The best science fiction in my opinion are the foundation series by Isaac Asimov and the Ender series by Orson Scott Card. The Ender series begins with the novel Enders Game and then branches into two separate sequel series, including Enders Shadow, Shadow of the Hegemon, and Shadow puppets in one branch and Speaker for the Dead (among others that I’ve forgotten the titles for) in the other.
Avoid most other Orson Scott Card science fiction books. I enjoyed very few of them, and there are tons out there that aren’t worth reading.
Among fantasy my favorite series is the Renshai trilogy by Mickey Zucker Reichart. It begins with “Last of the Renshai” and includes “The Western Wizard” and “Child of Thunder.” There is really no fantasy work that compares to this series for pure enjoyment in my opinion, including Tolkein.
Oh, I almost forgot the Alvin Maker series for fantasy, too. They are fantasy style, I guess, but in a post-American Revolution setting. These are also by Orson Scott Card, but I wouldn’t suggest reading these until you’ve read the others I’ve mentioned.
I don’t remember when I first read Asimov or Clarke.

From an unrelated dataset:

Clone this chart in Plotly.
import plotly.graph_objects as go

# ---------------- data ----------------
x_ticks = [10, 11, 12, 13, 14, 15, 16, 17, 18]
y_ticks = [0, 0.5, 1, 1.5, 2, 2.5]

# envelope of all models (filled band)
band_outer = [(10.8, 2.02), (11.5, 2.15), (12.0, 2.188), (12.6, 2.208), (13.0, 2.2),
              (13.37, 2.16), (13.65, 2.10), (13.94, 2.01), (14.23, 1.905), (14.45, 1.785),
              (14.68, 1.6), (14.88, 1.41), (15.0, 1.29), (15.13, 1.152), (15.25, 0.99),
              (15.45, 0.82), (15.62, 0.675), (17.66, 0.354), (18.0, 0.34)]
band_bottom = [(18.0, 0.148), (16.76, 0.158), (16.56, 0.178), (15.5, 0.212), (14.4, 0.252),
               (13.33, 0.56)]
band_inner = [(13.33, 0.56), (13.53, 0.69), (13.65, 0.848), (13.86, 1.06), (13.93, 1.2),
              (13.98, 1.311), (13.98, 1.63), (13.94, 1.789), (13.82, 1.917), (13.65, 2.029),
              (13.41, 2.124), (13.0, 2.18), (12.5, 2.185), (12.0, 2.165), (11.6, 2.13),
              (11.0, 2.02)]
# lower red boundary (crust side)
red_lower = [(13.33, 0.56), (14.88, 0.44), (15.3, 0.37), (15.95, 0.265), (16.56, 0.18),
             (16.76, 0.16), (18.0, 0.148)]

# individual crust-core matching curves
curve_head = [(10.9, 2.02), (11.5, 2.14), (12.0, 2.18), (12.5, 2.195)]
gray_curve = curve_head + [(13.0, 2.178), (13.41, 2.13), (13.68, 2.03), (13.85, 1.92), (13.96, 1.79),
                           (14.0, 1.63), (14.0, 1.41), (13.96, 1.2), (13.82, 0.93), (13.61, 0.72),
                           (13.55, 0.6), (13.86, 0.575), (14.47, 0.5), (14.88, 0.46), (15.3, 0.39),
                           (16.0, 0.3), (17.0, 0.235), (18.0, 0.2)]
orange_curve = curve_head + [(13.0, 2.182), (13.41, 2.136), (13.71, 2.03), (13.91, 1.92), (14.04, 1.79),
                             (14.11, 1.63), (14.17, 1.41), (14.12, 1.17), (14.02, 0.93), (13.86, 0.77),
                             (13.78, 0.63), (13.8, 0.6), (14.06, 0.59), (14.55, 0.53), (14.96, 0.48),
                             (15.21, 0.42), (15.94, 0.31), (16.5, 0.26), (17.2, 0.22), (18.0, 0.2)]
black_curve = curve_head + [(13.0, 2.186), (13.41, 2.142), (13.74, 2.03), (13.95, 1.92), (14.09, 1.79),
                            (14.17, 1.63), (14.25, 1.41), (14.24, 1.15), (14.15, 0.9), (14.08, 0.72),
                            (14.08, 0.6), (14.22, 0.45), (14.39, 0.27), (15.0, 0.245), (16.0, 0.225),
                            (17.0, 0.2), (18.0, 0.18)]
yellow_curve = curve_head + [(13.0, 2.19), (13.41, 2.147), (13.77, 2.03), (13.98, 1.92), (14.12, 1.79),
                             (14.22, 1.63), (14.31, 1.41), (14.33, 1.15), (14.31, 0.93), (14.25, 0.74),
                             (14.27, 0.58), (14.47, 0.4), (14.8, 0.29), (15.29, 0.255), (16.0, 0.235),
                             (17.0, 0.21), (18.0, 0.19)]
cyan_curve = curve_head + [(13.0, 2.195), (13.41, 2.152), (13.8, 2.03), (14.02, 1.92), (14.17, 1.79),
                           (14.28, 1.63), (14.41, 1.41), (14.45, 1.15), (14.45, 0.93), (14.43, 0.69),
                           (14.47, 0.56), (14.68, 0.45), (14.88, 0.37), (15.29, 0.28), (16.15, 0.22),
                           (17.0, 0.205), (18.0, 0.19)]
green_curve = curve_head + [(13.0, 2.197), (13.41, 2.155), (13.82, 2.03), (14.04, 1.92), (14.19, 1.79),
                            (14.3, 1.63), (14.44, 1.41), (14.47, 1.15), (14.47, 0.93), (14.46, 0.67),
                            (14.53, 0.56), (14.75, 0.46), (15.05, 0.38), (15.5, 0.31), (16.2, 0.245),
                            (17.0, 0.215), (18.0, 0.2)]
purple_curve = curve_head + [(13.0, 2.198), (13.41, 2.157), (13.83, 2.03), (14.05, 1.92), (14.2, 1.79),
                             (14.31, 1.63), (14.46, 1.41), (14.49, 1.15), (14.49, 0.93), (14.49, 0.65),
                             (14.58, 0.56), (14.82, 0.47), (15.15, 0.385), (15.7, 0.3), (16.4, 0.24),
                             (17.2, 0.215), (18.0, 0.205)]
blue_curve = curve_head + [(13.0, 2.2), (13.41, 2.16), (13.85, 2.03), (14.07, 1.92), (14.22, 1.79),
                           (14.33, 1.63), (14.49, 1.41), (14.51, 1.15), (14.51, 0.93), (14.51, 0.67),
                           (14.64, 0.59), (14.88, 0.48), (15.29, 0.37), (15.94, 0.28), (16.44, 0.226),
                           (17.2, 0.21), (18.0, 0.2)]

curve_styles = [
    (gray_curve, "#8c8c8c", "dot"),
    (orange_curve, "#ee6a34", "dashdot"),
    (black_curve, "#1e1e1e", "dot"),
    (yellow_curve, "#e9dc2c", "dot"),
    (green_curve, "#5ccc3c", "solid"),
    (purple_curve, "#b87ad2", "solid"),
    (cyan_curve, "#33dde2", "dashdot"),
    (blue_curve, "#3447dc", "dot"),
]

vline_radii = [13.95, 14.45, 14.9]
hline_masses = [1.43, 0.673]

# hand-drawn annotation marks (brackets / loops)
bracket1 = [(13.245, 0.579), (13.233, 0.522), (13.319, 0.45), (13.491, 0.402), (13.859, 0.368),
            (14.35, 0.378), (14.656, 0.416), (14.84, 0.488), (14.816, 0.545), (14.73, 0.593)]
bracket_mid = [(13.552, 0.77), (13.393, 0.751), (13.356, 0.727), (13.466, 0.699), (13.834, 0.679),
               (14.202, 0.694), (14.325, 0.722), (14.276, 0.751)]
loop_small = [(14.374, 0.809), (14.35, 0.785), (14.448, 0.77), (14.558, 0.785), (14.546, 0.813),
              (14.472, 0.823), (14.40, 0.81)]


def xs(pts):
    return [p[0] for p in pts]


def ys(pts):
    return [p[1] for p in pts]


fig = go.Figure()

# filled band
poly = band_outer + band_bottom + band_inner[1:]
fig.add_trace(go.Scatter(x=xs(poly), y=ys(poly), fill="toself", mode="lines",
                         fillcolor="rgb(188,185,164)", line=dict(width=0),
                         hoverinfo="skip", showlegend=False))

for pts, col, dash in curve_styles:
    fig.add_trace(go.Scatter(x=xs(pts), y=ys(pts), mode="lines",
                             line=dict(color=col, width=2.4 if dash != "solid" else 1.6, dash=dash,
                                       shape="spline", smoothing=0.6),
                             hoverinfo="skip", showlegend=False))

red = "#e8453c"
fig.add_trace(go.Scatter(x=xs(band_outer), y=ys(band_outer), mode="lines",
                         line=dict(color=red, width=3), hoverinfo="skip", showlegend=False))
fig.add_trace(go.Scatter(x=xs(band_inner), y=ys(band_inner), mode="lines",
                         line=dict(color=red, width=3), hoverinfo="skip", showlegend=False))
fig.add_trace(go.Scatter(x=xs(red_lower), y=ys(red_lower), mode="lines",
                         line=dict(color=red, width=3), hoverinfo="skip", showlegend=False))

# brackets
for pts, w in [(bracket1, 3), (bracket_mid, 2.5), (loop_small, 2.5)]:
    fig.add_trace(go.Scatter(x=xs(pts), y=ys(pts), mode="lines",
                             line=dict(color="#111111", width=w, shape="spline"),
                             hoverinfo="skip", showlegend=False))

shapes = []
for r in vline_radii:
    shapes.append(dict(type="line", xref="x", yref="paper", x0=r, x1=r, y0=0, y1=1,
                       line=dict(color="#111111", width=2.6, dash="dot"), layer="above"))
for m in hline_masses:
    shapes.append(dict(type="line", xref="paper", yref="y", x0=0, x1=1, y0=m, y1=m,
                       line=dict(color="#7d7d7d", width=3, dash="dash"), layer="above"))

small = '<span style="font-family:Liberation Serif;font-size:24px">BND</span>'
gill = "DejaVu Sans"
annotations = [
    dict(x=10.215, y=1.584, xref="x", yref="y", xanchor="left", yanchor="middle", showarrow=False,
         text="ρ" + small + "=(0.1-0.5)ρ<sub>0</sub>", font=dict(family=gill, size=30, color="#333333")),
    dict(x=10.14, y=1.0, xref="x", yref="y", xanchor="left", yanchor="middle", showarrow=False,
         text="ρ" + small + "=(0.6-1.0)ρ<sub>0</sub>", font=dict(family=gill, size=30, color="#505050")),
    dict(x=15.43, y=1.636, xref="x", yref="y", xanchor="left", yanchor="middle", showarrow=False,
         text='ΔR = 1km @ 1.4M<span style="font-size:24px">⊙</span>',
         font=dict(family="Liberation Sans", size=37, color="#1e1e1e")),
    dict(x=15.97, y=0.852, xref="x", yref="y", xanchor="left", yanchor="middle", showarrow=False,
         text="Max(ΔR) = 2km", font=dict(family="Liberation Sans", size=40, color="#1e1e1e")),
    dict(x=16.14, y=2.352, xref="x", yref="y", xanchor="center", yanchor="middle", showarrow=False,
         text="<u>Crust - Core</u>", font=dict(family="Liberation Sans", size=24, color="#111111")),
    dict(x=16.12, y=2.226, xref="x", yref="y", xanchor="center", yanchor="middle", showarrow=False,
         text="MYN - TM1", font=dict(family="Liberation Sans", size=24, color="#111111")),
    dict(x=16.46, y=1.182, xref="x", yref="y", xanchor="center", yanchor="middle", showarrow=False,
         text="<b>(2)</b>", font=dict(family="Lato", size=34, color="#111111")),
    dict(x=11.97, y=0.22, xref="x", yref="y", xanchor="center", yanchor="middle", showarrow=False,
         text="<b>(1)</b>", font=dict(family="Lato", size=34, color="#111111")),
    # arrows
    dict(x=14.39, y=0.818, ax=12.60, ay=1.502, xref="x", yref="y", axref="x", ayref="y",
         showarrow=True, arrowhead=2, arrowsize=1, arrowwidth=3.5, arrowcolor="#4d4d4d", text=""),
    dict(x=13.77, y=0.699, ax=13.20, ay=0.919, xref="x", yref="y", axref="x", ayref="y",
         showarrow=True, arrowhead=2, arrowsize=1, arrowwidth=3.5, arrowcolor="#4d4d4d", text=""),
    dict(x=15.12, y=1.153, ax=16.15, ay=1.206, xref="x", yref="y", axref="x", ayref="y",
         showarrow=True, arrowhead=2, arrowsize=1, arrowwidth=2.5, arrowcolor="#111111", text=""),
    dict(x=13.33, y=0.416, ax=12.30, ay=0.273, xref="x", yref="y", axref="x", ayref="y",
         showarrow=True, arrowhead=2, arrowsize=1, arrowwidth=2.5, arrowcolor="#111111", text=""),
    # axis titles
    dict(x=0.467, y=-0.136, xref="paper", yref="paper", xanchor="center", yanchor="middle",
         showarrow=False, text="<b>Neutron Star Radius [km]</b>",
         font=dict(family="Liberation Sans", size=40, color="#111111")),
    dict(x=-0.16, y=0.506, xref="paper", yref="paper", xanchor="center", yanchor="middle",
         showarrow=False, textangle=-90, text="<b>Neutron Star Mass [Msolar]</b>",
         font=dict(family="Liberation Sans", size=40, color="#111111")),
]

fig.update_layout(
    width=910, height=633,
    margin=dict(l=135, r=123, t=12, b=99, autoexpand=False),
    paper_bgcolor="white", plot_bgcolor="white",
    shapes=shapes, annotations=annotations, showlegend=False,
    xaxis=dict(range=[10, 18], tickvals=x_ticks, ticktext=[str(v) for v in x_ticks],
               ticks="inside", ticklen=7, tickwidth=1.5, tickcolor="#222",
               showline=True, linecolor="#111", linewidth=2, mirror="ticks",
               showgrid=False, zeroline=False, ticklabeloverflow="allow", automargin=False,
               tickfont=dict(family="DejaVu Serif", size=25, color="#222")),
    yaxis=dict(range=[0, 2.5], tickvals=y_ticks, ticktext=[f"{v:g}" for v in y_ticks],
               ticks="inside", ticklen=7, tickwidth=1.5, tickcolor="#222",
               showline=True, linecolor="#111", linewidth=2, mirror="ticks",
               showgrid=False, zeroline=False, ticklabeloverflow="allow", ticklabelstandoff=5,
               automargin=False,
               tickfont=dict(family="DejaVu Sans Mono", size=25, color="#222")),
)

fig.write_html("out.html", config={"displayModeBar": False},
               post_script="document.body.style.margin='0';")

But I remember exactly when I read my first Heinlein novel. It made a huge impact on me. I read another 10 novels in the next 15 days, and didn’t stop reading until I’d finished every Heinlein book published.

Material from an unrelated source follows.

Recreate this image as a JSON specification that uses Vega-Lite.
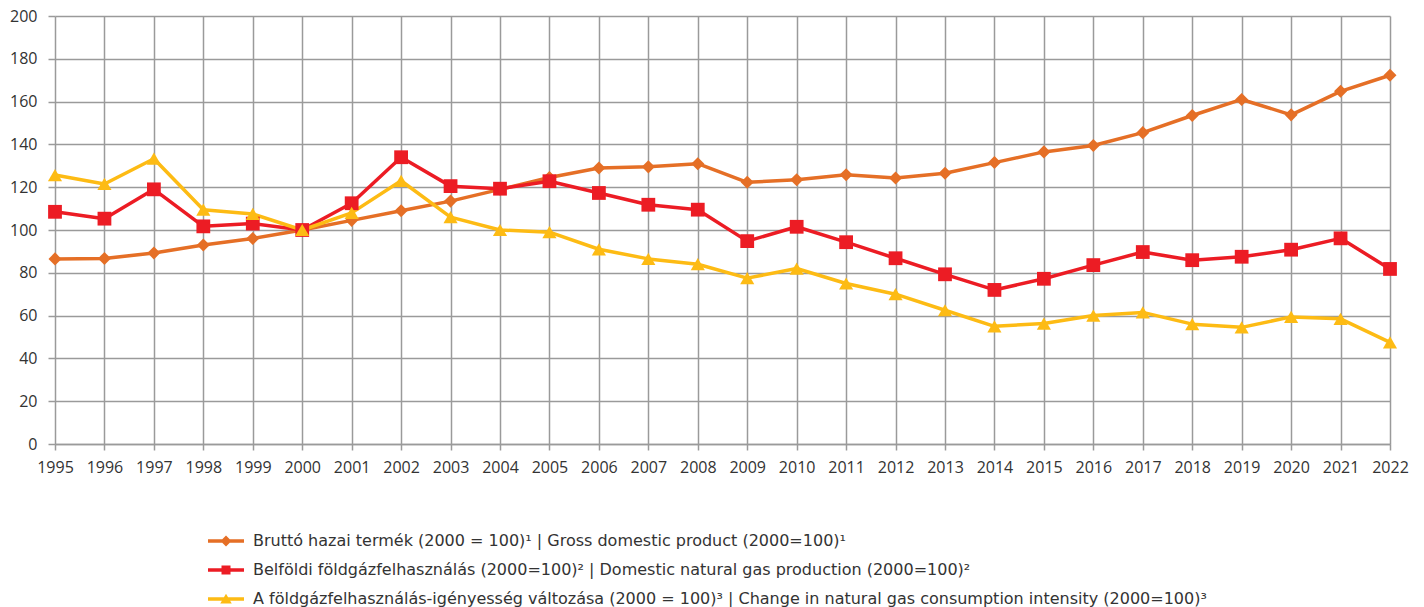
{
  "$schema": "https://vega.github.io/schema/vega-lite/v6.json",
  "width": 1335,
  "height": 428,
  "autosize": {"type": "none"},
  "padding": {"left": 55, "top": 16, "right": 34, "bottom": 163},
  "background": "white",
  "config": {
    "view": {"stroke": null},
    "axis": {
      "labelFont": "Open Sans",
      "labelFontSize": 16,
      "labelColor": "#333333",
      "gridColor": "#9a9a9a",
      "gridWidth": 1.5,
      "domainColor": "#9a9a9a",
      "domainWidth": 1.5,
      "tickColor": "#9a9a9a",
      "tickWidth": 1.5,
      "title": null
    }
  },
  "datasets": {
    "series": [
      {"year": 1995, "s": "gdp", "v": 86.5}, {"year": 1996, "s": "gdp", "v": 86.7}, {"year": 1997, "s": "gdp", "v": 89.3},
      {"year": 1998, "s": "gdp", "v": 93.0}, {"year": 1999, "s": "gdp", "v": 96.0}, {"year": 2000, "s": "gdp", "v": 100.0},
      {"year": 2001, "s": "gdp", "v": 104.5}, {"year": 2002, "s": "gdp", "v": 109.0}, {"year": 2003, "s": "gdp", "v": 113.5},
      {"year": 2004, "s": "gdp", "v": 119.0}, {"year": 2005, "s": "gdp", "v": 124.5}, {"year": 2006, "s": "gdp", "v": 129.0},
      {"year": 2007, "s": "gdp", "v": 129.5}, {"year": 2008, "s": "gdp", "v": 131.0}, {"year": 2009, "s": "gdp", "v": 122.3},
      {"year": 2010, "s": "gdp", "v": 123.5}, {"year": 2011, "s": "gdp", "v": 125.8}, {"year": 2012, "s": "gdp", "v": 124.3},
      {"year": 2013, "s": "gdp", "v": 126.5}, {"year": 2014, "s": "gdp", "v": 131.5}, {"year": 2015, "s": "gdp", "v": 136.5},
      {"year": 2016, "s": "gdp", "v": 139.5}, {"year": 2017, "s": "gdp", "v": 145.5}, {"year": 2018, "s": "gdp", "v": 153.5},
      {"year": 2019, "s": "gdp", "v": 161.0}, {"year": 2020, "s": "gdp", "v": 153.8}, {"year": 2021, "s": "gdp", "v": 164.8},
      {"year": 2022, "s": "gdp", "v": 172.3},
      {"year": 1995, "s": "gas", "v": 108.5}, {"year": 1996, "s": "gas", "v": 105.3}, {"year": 1997, "s": "gas", "v": 119.0},
      {"year": 1998, "s": "gas", "v": 101.7}, {"year": 1999, "s": "gas", "v": 103.0}, {"year": 2000, "s": "gas", "v": 100.0},
      {"year": 2001, "s": "gas", "v": 112.5}, {"year": 2002, "s": "gas", "v": 134.0}, {"year": 2003, "s": "gas", "v": 120.5},
      {"year": 2004, "s": "gas", "v": 119.3}, {"year": 2005, "s": "gas", "v": 122.8}, {"year": 2006, "s": "gas", "v": 117.3},
      {"year": 2007, "s": "gas", "v": 111.8}, {"year": 2008, "s": "gas", "v": 109.5}, {"year": 2009, "s": "gas", "v": 94.8},
      {"year": 2010, "s": "gas", "v": 101.5}, {"year": 2011, "s": "gas", "v": 94.3}, {"year": 2012, "s": "gas", "v": 86.8},
      {"year": 2013, "s": "gas", "v": 79.3}, {"year": 2014, "s": "gas", "v": 72.0}, {"year": 2015, "s": "gas", "v": 77.2},
      {"year": 2016, "s": "gas", "v": 83.6}, {"year": 2017, "s": "gas", "v": 89.7}, {"year": 2018, "s": "gas", "v": 85.9},
      {"year": 2019, "s": "gas", "v": 87.5}, {"year": 2020, "s": "gas", "v": 90.8}, {"year": 2021, "s": "gas", "v": 96.1},
      {"year": 2022, "s": "gas", "v": 81.8},
      {"year": 1995, "s": "int", "v": 125.7}, {"year": 1996, "s": "int", "v": 121.5}, {"year": 1997, "s": "int", "v": 133.3},
      {"year": 1998, "s": "int", "v": 109.5}, {"year": 1999, "s": "int", "v": 107.5}, {"year": 2000, "s": "int", "v": 100.0},
      {"year": 2001, "s": "int", "v": 108.0}, {"year": 2002, "s": "int", "v": 123.0}, {"year": 2003, "s": "int", "v": 106.0},
      {"year": 2004, "s": "int", "v": 100.0}, {"year": 2005, "s": "int", "v": 99.0}, {"year": 2006, "s": "int", "v": 91.0},
      {"year": 2007, "s": "int", "v": 86.5}, {"year": 2008, "s": "int", "v": 84.0}, {"year": 2009, "s": "int", "v": 77.5},
      {"year": 2010, "s": "int", "v": 82.0}, {"year": 2011, "s": "int", "v": 75.0}, {"year": 2012, "s": "int", "v": 70.0},
      {"year": 2013, "s": "int", "v": 62.5}, {"year": 2014, "s": "int", "v": 55.0}, {"year": 2015, "s": "int", "v": 56.3},
      {"year": 2016, "s": "int", "v": 60.0}, {"year": 2017, "s": "int", "v": 61.5}, {"year": 2018, "s": "int", "v": 56.0},
      {"year": 2019, "s": "int", "v": 54.5}, {"year": 2020, "s": "int", "v": 59.4}, {"year": 2021, "s": "int", "v": 58.5},
      {"year": 2022, "s": "int", "v": 47.5}
    ]
  },
  "data": {"name": "series"},
  "encoding": {
    "x": {
      "field": "year", "type": "quantitative",
      "scale": {"domain": [1995, 2022], "nice": false, "zero": false},
      "axis": {
        "values": [1995,1996,1997,1998,1999,2000,2001,2002,2003,2004,2005,2006,2007,2008,2009,2010,2011,2012,2013,2014,2015,2016,2017,2018,2019,2020,2021,2022],
        "format": "d", "tickSize": 6, "labelPadding": 9, "labelFlush": false, "labelOverlap": false
      }
    },
    "y": {
      "field": "v", "type": "quantitative",
      "scale": {"domain": [0, 200], "nice": false},
      "axis": {
        "values": [0,20,40,60,80,100,120,140,160,180,200],
        "tickSize": 7, "labelPadding": 11, "domain": false, "labelFlush": false
      }
    },
    "color": {
      "field": "s", "type": "nominal",
      "scale": {"domain": ["gdp", "gas", "int"], "range": ["#E56F26", "#EC1C24", "#FDBB14"]}
    }
  },
  "layer": [
    {
      "mark": {"type": "line", "strokeWidth": 3.5, "strokeJoin": "round"},
      "encoding": {
        "detail": {"field": "s"},
        "color": {
          "field": "s", "type": "nominal",
          "scale": {"domain": ["gdp", "gas", "int"], "range": ["#E56F26", "#EC1C24", "#FDBB14"]},
          "legend": {
            "orient": "none",
            "legendX": 163,
            "legendY": 517,
            "direction": "vertical",
            "title": null,
            "padding": 0,
            "symbolSize": 100,
            "labelOffset": 19,
            "rowPadding": 13,
            "labelFont": "DejaVu Sans",
            "labelFontSize": 16,
            "labelColor": "#333333",
            "labelLimit": 0,
            "labelExpr": "datum.value == 'gdp' ? 'Bruttó hazai termék (2000 = 100)¹ | Gross domestic product (2000=100)¹' : datum.value == 'gas' ? 'Belföldi földgázfelhasználás (2000=100)² | Domestic natural gas production (2000=100)²' : 'A földgázfelhasználás-igényesség változása (2000 = 100)³ | Change in natural gas consumption intensity (2000=100)³'",
            "encode": {
              "symbols": {
                "update": {
                  "shape": {"signal": "datum.value == 'gdp' ? 'M-3.6,-0.35L3.6,-0.35L3.6,0.35L-3.6,0.35Z M0,-1.1L1.1,0L0,1.1L-1.1,0Z' : datum.value == 'gas' ? 'M-3.6,-0.35L3.6,-0.35L3.6,0.35L-3.6,0.35Z M-0.9,-0.9L0.9,-0.9L0.9,0.9L-0.9,0.9Z' : 'M-3.6,-0.35L3.6,-0.35L3.6,0.35L-3.6,0.35Z M0,-1.05L1.15,0.9L-1.15,0.9Z'"},
                  "fill": {"scale": "color", "field": "value"},
                  "stroke": {"value": "transparent"},
                  "strokeWidth": {"value": 0},
                  "opacity": {"value": 1}
                }
              }
            }
          }
        }
      }
    },
    {
      "transform": [{"filter": "datum.s == 'gdp'"}],
      "mark": {"type": "point", "filled": true, "opacity": 1, "size": 170, "shape": "diamond"}
    },
    {
      "transform": [{"filter": "datum.s == 'gas'"}],
      "mark": {"type": "point", "filled": true, "opacity": 1, "size": 190, "shape": "square"}
    },
    {
      "transform": [{"filter": "datum.s == 'int'"}],
      "mark": {"type": "point", "filled": true, "opacity": 1, "size": 200, "shape": "triangle-up"}
    }
  ]
}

But I started with the ‘juveniles’ and worked my way through his adult fiction from earliest to newest. That’s definitely the way to read Heinlein.
Pick up one of:
*The Moon is a Harsh Mistress
Double Star
The Door Into Summer
Have Space Suit - Will Travel
Tunnel in the Sky
Farmer in the Sky
Red Planet
The Star Beast
The Puppet Masters
Time for the Stars
Citizen of the Galaxy
The Rolling Stones
*
And I highly recomment his short story anthologies, “The Past Through Tomorrow” parts 1 and 2.